5.5 A Switch between Peacetime Distribution and Emergency Concentration Was Necessary

In response to this contradiction, Rome finally used the dictator as an emergency kernel.

This means that the system of multiple commanders was not always wrong in itself.
It means that Rome needed a switch between a political OS operating in normal distributed mode and a military OS operating in emergency concentrated mode.

So the real point is not that distribution itself was bad.
The point is that when the application layer and the operating situation do not match, distribution can produce dysfunction.


6. Layer 3: Insight

6.1 The System of Multiple Commanders Was a Safety Device to Protect Republican Liberty

The Roman Republic most strongly feared the return of kingship.
For that reason, it needed to avoid any form in which one man could monopolize the state center.

The system of multiple commanders was the institutional answer to that fear.
It was not a system optimized first for battlefield victory.
It was first of all a safety device to protect the Republic itself.

6.2 But on the Battlefield, Distribution for Liberty Became Disorder against Victory

In politics, distribution of power is effective for protecting liberty.
But on the battlefield, the existence of several equal commanders makes lines of responsibility and command unclear.

For that reason, an institution built to protect liberty could become an institution that hindered victory.

Here we see one of the sharpest contradictions of republican Rome.

6.3 Inconsistent Orders Were Less a Personal Failure than a Contradiction of Institutional Design

The failure of the multiple-command system should not be read mainly as a problem of a particular general.

What matters more is that an anti-monarchical safety device was brought directly into the military application.

In this sense, inconsistent orders came not mainly from personal weakness, but from structural mismatch between role design and the requirements of the application.

6.4 In Book 4, Rome Had Not Yet Maturely Separated the Political Layer from the Military Layer

In a completed institutional state, the distribution of power for political liberty and the unified command needed for battlefield success would be clearly separated into different layers.

But in Book 4, Rome had not yet fully achieved this separation.

For that reason, a compromise institution in internal politics produced disorder directly on the battlefield.
This is one of the marks of Rome as an incomplete OS in Book 4.

6.5 The Dictatorship Was an Exception-Handling Device That Filled This Gap

After the disorder of the multiple-command system, Rome moved toward the dictatorship as an exception-handling device.

This was an admission that the normal mode of the Republic alone could not process high-load situations.

The dictator did not exist to deny the multiple-command system completely.
He functioned as a supplementary kernel that switched the state from normal distributed mode to emergency concentrated mode.

6.6 The Problem of the Multiple-Command System Reflected a Fundamental Contradiction of Republican Rome

Rome needed distributed power in order to protect liberty.
But on the battlefield, that same distribution produced inconsistent orders.

For that reason, the problem of the multiple-command system was not a defect in one part of the constitution.
It reflected the deeper contradiction of the whole republican OS: how to combine republican liberty with military victory.

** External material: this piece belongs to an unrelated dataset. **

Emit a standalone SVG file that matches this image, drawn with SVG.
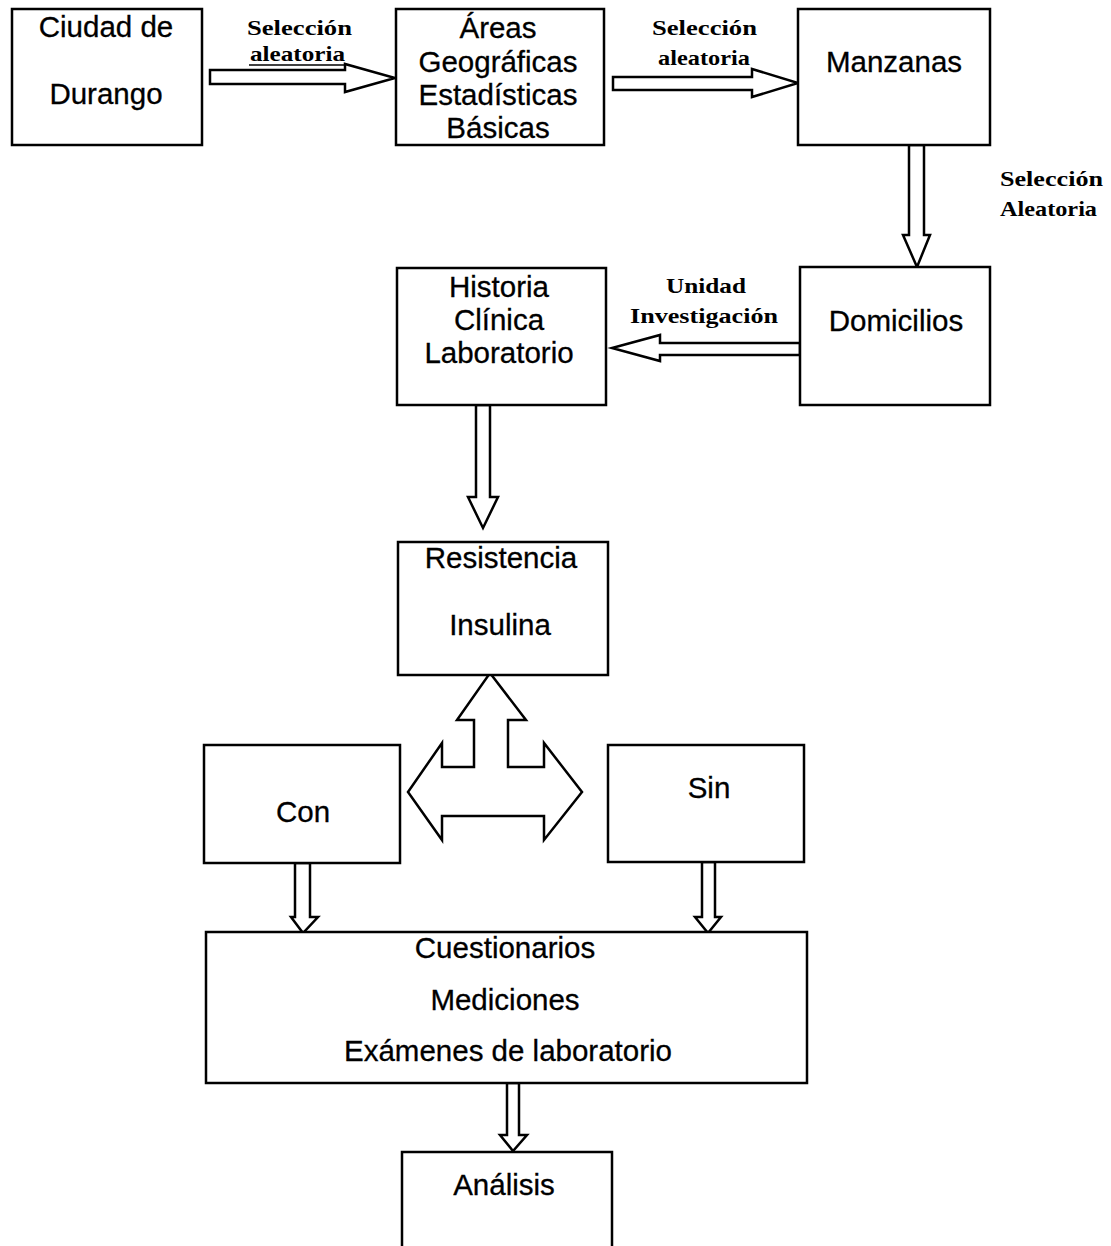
<svg xmlns="http://www.w3.org/2000/svg" width="1111" height="1246" viewBox="0 0 1111 1246">
<style>
.box{fill:#fff;stroke:#000;stroke-width:2.5}
.arr{fill:#fff;stroke:#000;stroke-width:2.5;stroke-linejoin:miter}
.t{font-family:"Liberation Sans",Arial,sans-serif;font-size:29.5px;fill:#000;stroke:#000;stroke-width:0.3;text-anchor:middle}
.s{font-family:"Liberation Serif","Times New Roman",serif;font-size:22px;font-weight:bold;fill:#000}
</style>
<rect width="1111" height="1246" fill="#fff"/>
<g id="connectors">
<path class="arr" d="M210,70 L345,70 L345,64 L395,78 L345,92 L345,84 L210,84 Z"/>
<path class="arr" d="M613,77 L752,77 L752,69 L798,83 L752,97 L752,90 L613,90 Z"/>
<path class="arr" d="M909,145 L924,145 L924,235 L930,235 L917,267 L903,235 L909,235 Z"/>
<path class="arr" d="M800,343 L660,343 L660,335 L612,348 L660,361 L660,355 L800,355 Z"/>
<path class="arr" d="M476,405 L490,405 L490,497 L498,497 L483,528 L468,497 L476,497 Z"/>
<path class="arr" d="M490,673 L526,720 L508,720 L508,767 L544,767 L544,743 L582,792 L544,840 L544,816 L442,816 L442,840 L408,792 L442,743 L442,767 L474,767 L474,720 L457,720 Z"/>
<path class="arr" d="M295,863 L310,863 L310,917 L318,917 L303,933 L291,917 L295,917 Z"/>
<path class="arr" d="M702,862 L715,862 L715,917 L721,917 L708,933 L695,917 L702,917 Z"/>
<path class="arr" d="M507,1083 L519,1083 L519,1135 L527,1135 L513,1151 L500,1135 L507,1135 Z"/>
<line x1="249" y1="65" x2="345" y2="65" stroke="#000" stroke-width="1.5"/>
<text class="s" x="247" y="35" textLength="105" lengthAdjust="spacingAndGlyphs">Selección</text>
<text class="s" x="250" y="61" textLength="95" lengthAdjust="spacingAndGlyphs">aleatoria</text>
<text class="s" x="652" y="35" textLength="105" lengthAdjust="spacingAndGlyphs">Selección</text>
<text class="s" x="658" y="65" textLength="92" lengthAdjust="spacingAndGlyphs">aleatoria</text>
<text class="s" x="1000" y="186" textLength="103" lengthAdjust="spacingAndGlyphs">Selección</text>
<text class="s" x="1000" y="216" textLength="97" lengthAdjust="spacingAndGlyphs">Aleatoria</text>
<text class="s" x="666" y="293" textLength="80" lengthAdjust="spacingAndGlyphs">Unidad</text>
<text class="s" x="630" y="323" textLength="148" lengthAdjust="spacingAndGlyphs">Investigación</text>
</g>
<g id="ciudad"><rect class="box" x="12" y="9" width="190" height="136"/><text class="t" x="106" y="37">Ciudad de</text><text class="t" x="106" y="104">Durango</text></g>
<g id="areas"><rect class="box" x="396" y="9" width="208" height="136"/><text class="t" x="498" y="38">Áreas</text><text class="t" x="498" y="72">Geográficas</text><text class="t" x="498" y="105">Estadísticas</text><text class="t" x="498" y="138">Básicas</text></g>
<g id="manzanas"><rect class="box" x="798" y="9" width="192" height="136"/><text class="t" x="894" y="72">Manzanas</text></g>
<g id="domicilios"><rect class="box" x="800" y="267" width="190" height="138"/><text class="t" x="896" y="331">Domicilios</text></g>
<g id="historia"><rect class="box" x="397" y="268" width="209" height="137"/><text class="t" x="499" y="297">Historia</text><text class="t" x="499" y="330">Clínica</text><text class="t" x="499" y="363">Laboratorio</text></g>
<g id="resistencia"><rect class="box" x="398" y="542" width="210" height="133"/><text class="t" x="501" y="568">Resistencia</text><text class="t" x="500" y="635">Insulina</text></g>
<g id="con"><rect class="box" x="204" y="745" width="196" height="118"/><text class="t" x="303" y="822">Con</text></g>
<g id="sin"><rect class="box" x="608" y="745" width="196" height="117"/><text class="t" x="709" y="798">Sin</text></g>
<g id="cuestionarios"><rect class="box" x="206" y="932" width="601" height="151"/><text class="t" x="505" y="958">Cuestionarios</text><text class="t" x="505" y="1010">Mediciones</text><text class="t" x="508" y="1061">Exámenes de laboratorio</text></g>
<g id="analisis"><rect class="box" x="402" y="1152" width="210" height="110"/><text class="t" x="504" y="1195">Análisis</text></g>
</svg>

7. Implications for the Present

7.1 Distribution of Power Is Not Always Good in Every Situation

In modern organizations too, distribution of power is effective for preventing abuse and preserving diversity.
But in situations that require crisis response or immediate judgment, distribution can instead create delay and disorder.

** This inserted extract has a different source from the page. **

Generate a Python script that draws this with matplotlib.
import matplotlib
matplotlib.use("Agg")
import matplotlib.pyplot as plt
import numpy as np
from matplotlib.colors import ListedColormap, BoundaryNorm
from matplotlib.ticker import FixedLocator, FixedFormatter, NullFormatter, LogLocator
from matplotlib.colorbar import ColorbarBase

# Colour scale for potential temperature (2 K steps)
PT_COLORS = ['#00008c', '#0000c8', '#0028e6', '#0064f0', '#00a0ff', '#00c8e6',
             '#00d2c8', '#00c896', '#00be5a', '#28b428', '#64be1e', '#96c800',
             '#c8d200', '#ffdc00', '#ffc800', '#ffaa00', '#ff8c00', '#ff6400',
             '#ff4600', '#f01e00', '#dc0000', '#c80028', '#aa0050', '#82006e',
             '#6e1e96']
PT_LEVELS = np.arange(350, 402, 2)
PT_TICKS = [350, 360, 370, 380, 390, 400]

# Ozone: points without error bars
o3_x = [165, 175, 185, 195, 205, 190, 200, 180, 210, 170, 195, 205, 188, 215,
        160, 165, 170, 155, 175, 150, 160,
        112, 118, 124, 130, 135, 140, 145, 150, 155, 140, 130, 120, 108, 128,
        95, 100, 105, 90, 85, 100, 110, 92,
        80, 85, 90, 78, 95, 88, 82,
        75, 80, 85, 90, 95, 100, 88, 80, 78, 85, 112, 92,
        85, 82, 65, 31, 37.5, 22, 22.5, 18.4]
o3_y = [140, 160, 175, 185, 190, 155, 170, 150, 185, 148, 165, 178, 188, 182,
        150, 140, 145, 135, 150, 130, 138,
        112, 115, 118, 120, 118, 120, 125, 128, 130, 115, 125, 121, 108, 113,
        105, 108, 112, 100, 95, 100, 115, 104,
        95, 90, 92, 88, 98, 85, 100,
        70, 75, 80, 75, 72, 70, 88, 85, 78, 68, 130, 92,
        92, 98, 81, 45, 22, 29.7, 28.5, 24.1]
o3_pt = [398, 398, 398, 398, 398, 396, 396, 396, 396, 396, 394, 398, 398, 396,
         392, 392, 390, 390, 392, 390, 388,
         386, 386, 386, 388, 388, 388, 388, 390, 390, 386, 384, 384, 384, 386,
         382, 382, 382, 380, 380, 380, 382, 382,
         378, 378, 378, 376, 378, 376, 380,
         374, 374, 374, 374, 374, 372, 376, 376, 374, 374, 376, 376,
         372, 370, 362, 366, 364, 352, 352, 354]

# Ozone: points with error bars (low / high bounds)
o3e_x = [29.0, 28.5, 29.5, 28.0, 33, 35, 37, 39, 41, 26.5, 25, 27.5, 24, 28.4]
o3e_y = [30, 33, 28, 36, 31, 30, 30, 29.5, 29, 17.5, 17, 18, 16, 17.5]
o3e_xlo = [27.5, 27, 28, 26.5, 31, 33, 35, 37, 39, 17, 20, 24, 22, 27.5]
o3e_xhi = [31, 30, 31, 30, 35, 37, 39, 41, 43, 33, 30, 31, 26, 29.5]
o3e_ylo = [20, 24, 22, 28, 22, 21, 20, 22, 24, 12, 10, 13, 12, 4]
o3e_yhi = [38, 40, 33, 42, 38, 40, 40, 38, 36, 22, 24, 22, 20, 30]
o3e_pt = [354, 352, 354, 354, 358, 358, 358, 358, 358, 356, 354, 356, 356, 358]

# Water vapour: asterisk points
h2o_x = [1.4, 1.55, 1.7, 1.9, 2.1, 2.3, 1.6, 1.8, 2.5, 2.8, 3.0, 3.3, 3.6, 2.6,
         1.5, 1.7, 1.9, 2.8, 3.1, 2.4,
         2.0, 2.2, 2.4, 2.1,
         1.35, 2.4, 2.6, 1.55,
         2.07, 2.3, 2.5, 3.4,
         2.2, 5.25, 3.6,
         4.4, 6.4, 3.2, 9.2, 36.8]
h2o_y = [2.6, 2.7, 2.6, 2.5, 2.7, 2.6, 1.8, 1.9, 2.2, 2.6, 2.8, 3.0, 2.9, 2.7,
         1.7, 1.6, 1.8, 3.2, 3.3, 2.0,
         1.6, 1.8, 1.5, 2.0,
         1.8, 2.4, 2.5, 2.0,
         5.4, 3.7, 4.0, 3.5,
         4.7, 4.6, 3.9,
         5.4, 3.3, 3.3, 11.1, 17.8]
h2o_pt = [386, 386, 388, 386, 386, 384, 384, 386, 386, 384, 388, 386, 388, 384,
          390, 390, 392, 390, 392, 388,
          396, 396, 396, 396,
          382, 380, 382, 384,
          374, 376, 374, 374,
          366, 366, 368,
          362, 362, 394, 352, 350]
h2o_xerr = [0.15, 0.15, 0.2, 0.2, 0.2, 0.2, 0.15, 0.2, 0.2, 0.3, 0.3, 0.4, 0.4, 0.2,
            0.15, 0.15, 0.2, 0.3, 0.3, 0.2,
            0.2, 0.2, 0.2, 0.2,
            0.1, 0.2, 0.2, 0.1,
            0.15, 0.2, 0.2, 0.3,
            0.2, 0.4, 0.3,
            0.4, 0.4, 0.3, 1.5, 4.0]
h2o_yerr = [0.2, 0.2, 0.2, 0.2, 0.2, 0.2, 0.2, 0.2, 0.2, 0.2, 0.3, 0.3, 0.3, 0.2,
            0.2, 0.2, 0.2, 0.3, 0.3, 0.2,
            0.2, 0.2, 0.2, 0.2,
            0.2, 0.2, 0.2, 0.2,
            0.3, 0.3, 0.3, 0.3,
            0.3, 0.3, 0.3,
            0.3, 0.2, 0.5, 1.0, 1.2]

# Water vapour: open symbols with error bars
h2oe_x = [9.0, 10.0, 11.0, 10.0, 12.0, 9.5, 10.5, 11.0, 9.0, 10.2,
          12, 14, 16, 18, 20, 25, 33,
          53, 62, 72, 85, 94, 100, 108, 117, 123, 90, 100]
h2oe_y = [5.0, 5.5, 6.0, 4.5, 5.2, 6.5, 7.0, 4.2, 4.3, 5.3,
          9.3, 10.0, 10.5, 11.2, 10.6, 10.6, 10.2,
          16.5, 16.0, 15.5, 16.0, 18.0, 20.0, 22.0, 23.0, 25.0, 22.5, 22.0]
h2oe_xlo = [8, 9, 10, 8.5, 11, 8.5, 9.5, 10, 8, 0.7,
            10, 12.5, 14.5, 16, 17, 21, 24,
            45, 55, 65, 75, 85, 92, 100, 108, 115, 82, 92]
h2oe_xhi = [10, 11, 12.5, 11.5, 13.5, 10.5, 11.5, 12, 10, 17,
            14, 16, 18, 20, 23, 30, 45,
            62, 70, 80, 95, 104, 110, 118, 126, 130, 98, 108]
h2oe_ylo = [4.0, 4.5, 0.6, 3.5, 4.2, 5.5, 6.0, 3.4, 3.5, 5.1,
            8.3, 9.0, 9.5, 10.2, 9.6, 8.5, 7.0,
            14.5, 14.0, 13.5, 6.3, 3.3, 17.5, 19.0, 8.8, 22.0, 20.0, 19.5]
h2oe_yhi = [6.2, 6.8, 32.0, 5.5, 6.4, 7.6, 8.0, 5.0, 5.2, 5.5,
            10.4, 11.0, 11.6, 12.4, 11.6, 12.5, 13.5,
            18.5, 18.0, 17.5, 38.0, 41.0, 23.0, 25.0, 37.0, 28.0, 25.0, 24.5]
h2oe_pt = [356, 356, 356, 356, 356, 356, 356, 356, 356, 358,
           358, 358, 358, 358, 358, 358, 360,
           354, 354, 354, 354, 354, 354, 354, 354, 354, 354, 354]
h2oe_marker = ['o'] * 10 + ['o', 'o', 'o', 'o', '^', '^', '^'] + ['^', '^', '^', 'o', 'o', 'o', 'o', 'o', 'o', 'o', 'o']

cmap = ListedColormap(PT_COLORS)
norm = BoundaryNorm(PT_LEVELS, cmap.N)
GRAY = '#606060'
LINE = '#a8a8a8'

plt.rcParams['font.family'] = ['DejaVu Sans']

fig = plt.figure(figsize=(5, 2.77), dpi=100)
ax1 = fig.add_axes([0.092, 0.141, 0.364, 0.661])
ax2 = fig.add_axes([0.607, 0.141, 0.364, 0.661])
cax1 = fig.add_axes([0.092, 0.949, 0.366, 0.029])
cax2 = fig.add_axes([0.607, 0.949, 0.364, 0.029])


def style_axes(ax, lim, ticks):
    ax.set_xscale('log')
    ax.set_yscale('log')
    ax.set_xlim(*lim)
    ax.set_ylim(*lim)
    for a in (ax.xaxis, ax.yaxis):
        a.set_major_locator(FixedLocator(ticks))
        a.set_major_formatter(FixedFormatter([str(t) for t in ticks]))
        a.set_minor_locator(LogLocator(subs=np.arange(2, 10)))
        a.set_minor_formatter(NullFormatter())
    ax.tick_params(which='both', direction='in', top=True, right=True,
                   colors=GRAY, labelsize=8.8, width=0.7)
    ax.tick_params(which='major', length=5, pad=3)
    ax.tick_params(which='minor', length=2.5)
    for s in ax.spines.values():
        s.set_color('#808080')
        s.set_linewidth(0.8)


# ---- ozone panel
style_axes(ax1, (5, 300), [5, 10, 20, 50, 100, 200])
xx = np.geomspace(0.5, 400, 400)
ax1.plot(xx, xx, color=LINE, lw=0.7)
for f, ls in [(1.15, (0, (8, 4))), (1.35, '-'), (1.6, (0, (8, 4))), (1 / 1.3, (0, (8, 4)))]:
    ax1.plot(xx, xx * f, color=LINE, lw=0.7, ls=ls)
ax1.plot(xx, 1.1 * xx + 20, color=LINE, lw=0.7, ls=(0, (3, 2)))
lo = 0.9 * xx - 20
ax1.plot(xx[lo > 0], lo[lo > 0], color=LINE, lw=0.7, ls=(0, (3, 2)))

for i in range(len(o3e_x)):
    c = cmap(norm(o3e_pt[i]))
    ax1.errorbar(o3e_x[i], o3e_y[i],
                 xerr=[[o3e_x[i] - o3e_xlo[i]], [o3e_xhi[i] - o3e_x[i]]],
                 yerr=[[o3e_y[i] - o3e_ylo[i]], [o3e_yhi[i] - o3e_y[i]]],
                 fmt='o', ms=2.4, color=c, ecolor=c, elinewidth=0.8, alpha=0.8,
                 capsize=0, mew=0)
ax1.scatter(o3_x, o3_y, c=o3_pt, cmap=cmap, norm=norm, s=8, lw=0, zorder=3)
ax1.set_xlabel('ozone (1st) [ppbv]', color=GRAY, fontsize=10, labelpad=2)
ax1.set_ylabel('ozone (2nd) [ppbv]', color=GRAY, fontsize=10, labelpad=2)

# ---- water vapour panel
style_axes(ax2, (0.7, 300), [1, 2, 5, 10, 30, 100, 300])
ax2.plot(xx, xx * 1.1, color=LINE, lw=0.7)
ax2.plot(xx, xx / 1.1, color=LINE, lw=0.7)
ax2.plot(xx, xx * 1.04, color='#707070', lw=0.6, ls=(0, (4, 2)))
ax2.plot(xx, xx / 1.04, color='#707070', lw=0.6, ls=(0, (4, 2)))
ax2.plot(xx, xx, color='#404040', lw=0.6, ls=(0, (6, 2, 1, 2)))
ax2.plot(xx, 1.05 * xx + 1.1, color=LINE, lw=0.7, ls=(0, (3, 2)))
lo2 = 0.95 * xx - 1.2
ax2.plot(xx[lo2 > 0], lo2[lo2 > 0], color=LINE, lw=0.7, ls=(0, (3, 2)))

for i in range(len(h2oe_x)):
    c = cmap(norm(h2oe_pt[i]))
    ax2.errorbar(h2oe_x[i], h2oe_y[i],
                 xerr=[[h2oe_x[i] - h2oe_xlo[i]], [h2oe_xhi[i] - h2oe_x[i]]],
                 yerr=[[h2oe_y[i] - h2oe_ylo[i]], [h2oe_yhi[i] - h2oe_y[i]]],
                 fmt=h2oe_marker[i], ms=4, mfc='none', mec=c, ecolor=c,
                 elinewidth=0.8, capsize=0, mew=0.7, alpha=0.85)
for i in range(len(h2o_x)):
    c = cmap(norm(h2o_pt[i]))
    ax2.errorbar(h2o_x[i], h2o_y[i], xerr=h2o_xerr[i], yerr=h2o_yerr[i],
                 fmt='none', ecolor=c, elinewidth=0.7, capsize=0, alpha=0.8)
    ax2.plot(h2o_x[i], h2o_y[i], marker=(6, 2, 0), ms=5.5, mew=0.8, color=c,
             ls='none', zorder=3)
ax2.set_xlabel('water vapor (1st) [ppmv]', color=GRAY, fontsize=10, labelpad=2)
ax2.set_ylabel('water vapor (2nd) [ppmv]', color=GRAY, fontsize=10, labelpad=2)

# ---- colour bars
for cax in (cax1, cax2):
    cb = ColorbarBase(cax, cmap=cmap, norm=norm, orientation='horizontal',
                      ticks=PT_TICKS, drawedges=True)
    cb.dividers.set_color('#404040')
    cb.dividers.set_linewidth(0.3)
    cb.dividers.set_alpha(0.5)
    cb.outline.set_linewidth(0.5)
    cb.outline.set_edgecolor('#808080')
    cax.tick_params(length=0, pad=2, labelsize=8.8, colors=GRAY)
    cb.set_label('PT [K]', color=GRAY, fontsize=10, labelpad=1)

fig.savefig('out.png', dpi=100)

7.2 Political Rationality and Operational Rationality Do Not Always Match

A system may be effective for fairness and wider participation inside the organization, yet still be unsuitable for field operation.

Institutional design must distinguish between who finds a system rational and in which application it is being used.

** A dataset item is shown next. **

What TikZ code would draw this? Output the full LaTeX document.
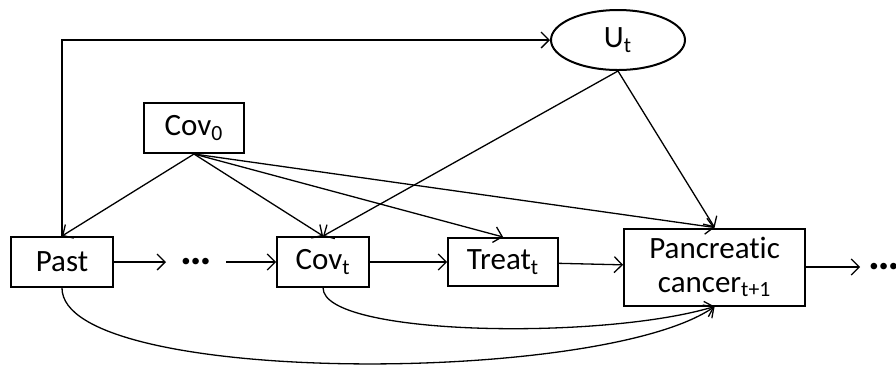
\documentclass[tikz,border=0pt]{standalone}
\usepackage{fontspec}
\setmainfont[Ligatures=NoCommon]{Carlito}
\usetikzlibrary{arrows.meta,positioning,shapes.geometric}

\begin{document}
\begin{tikzpicture}[x=0.5pt,y=-0.5pt,>={Straight Barb[length=4pt,width=8pt]},
    every node/.style={font=\fontsize{15.5}{17}\selectfont},
    box/.style={draw,line width=1pt,inner sep=0pt,minimum height=25pt},
    gap/.style={inner xsep=7pt,inner ysep=0pt,font=\fontsize{22}{22}\selectfont\bfseries},
    link/.style={->,line width=0.65pt}]

                \useasboundingbox (0,0) rectangle (896,366);

                \node[box,minimum width=51pt] (past) at (62,262) {Past};

                \node[gap] (dots1) [right=26pt of past] {…};

                \node[box,minimum width=46pt] (covt) [right=25pt of dots1] {Cov\textsubscript{t}};

                \node[box,minimum width=55pt,minimum height=24pt] (treat) [right=38.5pt of covt] {Treat\textsubscript{t}};

                \node[box,minimum width=90.5pt,minimum height=38.5pt,align=center] (cancer) [right=32pt of treat,yshift=-2.5pt] {Pancreatic\\cancer\textsubscript{t+1}};

                \node[gap,inner xsep=4pt] (dots2) [right=27pt of cancer] {…};

                \node[box,minimum width=50pt] (cov0) at (194,128) {Cov\textsubscript{0}};

                \node[draw,ellipse,line width=1pt,inner sep=0pt,minimum width=67pt,minimum height=30pt] (ut) at (618,40) {U\textsubscript{t}};

                

                \foreach \from/\to in {past/dots1, dots1/covt, covt/treat, treat/cancer, cancer/dots2} {

                    \draw[link] (\from) -- (\to);

                }

                

                \foreach \to in {past, covt, treat, cancer} {

                    \draw[link] (cov0.south) -- (\to.north);

                }

                

                \foreach \to in {covt, cancer} {

                    \draw[link] (ut.south) -- (\to.north);

                }

                

                \draw[link] (past.north) |- (ut);

                \draw[link] (past.south) .. controls +(0,98) and +(-113,79) .. (cancer.south);

                \draw[link] (covt.south) .. controls +(0,48) and +(-113,34) .. (cancer.south);

            \end{tikzpicture}
\end{document}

7.3 Role Design Must Be Examined through the Unity of A, IA, H, and V

When a system of multiple responsible leaders does not work well, the problem is often not only human relations.

If recognition, information, operation, and judgment criteria are structurally divided, disorder will tend to occur by design.

7.4 Organizations Need a Designed Switch between Normal Mode and Emergency Mode

Organizations that do not design a switch between peacetime distribution and emergency concentration are easily thrown into confusion in crisis.

What matters is not forcing the same institutional mode to operate in both normal and emergency situations.

7.5 A Safety Device in One Layer Can Become an Obstacle in Another Layer

Something that functions as a safety device in one layer may become an obstacle in another layer.

The Roman system of multiple commanders is a typical case.
Even in modern organizations, what is correct in governance can sometimes produce operational failure in the field.


8. Conclusion

The problem of the multiple-command system in Book 4 is one of the clearest examples of the institutional contradiction of the Roman Republic.

Rome needed distribution of power to prevent the return of kingship.
For that reason, it adopted an institutional design that distributed authority among several high offices instead of concentrating it in one man.
This was rational in the political OS and functioned as a safety device for liberty.

But on the battlefield, when several equal commanders stood together, recognition of the battle situation A, concentration of information IA, operation of human resources H, and criterion of judgment V could not be unified.
As a result, lines of responsibility and lines of command divided, and inconsistent orders appeared.

The reason why the system of multiple commanders, though republican in its distribution of power, produced inconsistent orders on the battlefield was that a safety device designed in the political OS to prevent kingship was carried directly into the military OS.

In the political layer, distribution was rational.
In the military layer, unified command was necessary.
Rome had not yet fully separated these two into different layers of design.
For that reason, an institution that protected liberty in one setting became a cause of dysfunction on the battlefield.

What Book 4 shows is that the problem of the multiple-command system was not merely the failure of individual generals.
It was a structural contradiction produced when the safety device of the Republic was applied directly to the military application.


9. Sources

Titus Livy, History of Rome from its Foundation 2, translated by Satoshi Iwaya, Kyoto University Press, 2008.

OS Organizational Design Theory R1.36.00.00.